▶ [Recorded data]
------------------------------------------------------------------------

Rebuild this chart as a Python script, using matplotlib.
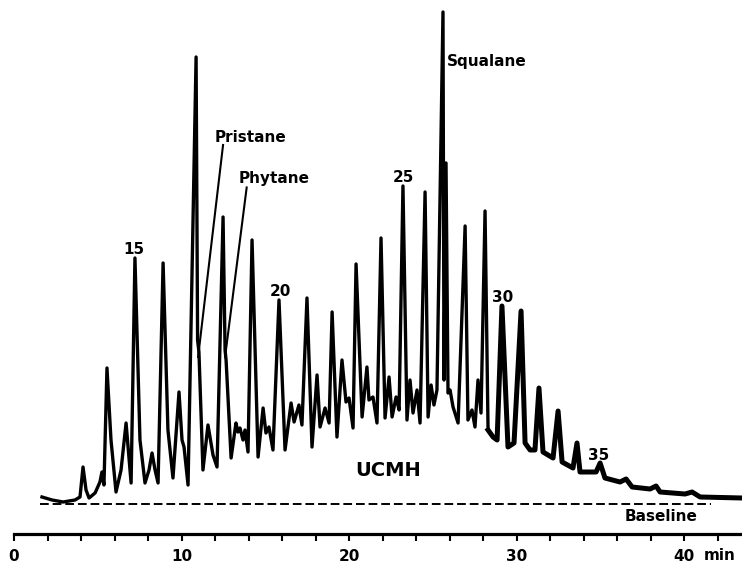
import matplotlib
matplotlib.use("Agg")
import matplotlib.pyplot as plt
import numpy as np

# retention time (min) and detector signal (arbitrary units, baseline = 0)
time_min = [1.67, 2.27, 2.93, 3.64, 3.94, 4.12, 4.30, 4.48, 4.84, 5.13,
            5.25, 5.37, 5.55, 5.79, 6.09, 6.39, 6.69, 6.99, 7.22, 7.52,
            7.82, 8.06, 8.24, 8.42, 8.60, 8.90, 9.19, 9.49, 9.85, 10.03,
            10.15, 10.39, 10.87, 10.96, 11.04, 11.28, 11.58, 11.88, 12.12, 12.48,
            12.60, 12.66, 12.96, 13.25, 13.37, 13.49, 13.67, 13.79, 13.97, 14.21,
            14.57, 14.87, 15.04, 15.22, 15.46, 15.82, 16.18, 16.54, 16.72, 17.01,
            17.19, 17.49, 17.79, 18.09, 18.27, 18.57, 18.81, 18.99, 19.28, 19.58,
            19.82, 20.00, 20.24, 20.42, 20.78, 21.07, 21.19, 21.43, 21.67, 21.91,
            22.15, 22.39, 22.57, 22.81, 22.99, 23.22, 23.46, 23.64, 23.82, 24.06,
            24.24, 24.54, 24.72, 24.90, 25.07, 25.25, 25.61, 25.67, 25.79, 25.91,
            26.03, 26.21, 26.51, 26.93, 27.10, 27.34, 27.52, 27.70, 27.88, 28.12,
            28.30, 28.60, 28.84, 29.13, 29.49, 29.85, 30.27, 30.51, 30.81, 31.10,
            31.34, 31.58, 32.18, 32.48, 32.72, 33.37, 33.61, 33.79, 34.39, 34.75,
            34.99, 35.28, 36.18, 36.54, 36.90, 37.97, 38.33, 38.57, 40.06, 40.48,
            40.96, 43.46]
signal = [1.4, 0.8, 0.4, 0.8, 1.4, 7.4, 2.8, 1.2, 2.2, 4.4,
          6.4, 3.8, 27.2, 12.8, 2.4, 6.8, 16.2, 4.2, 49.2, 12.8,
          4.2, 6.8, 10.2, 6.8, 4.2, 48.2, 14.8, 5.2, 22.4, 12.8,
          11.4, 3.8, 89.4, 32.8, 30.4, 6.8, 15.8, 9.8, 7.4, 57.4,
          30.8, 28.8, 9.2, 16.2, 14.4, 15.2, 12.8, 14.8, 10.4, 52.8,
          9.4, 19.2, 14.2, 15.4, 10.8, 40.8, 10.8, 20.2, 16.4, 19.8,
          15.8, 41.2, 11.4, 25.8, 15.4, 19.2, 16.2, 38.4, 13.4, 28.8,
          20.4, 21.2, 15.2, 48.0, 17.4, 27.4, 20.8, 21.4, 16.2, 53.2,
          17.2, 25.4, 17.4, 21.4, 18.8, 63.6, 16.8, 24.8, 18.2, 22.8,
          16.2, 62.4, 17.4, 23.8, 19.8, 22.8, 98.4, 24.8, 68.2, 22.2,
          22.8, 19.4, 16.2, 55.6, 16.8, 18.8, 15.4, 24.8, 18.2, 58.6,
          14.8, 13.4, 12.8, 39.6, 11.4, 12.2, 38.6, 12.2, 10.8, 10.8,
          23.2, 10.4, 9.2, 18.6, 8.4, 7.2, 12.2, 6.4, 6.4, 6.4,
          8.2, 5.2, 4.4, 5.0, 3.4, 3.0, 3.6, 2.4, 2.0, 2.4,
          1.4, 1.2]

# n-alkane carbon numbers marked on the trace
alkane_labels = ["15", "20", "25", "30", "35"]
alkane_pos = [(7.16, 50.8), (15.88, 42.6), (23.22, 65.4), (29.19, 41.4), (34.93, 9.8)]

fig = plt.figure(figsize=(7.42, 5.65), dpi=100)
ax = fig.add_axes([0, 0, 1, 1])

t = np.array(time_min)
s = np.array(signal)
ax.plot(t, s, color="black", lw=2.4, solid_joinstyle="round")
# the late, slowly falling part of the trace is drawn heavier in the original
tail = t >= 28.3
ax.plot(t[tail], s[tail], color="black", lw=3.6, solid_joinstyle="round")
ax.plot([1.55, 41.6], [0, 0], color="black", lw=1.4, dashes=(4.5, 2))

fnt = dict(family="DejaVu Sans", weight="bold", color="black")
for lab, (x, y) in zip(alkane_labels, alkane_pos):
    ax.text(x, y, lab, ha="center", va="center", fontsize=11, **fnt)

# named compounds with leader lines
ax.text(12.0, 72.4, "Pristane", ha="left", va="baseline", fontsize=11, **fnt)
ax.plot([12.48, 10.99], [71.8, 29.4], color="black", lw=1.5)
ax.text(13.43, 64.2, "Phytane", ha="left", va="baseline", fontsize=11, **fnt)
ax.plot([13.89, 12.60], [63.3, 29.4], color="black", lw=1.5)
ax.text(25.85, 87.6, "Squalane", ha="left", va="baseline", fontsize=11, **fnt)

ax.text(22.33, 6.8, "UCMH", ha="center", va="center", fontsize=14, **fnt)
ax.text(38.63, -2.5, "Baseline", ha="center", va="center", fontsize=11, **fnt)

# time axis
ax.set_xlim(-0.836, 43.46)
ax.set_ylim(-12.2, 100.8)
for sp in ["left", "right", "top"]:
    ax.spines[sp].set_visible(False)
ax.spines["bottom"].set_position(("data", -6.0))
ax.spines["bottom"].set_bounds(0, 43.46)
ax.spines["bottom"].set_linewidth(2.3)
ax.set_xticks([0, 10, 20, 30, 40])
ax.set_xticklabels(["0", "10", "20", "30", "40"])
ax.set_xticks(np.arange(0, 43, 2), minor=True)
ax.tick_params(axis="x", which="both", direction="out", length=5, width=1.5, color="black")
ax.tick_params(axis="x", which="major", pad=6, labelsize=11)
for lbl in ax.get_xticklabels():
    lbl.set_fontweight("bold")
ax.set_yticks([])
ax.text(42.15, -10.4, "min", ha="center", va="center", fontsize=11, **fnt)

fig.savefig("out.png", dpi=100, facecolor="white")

------------------------------------------------------------------------

▶ [Task brief]
Exactly restate the lines from the beginning of the data through the line with "import numpy as np", and no others, keeping pictures out.

▶ [Reply]
Rebuild this chart as a Python script, using matplotlib.
import matplotlib
matplotlib.use("Agg")
import matplotlib.pyplot as plt
import numpy as np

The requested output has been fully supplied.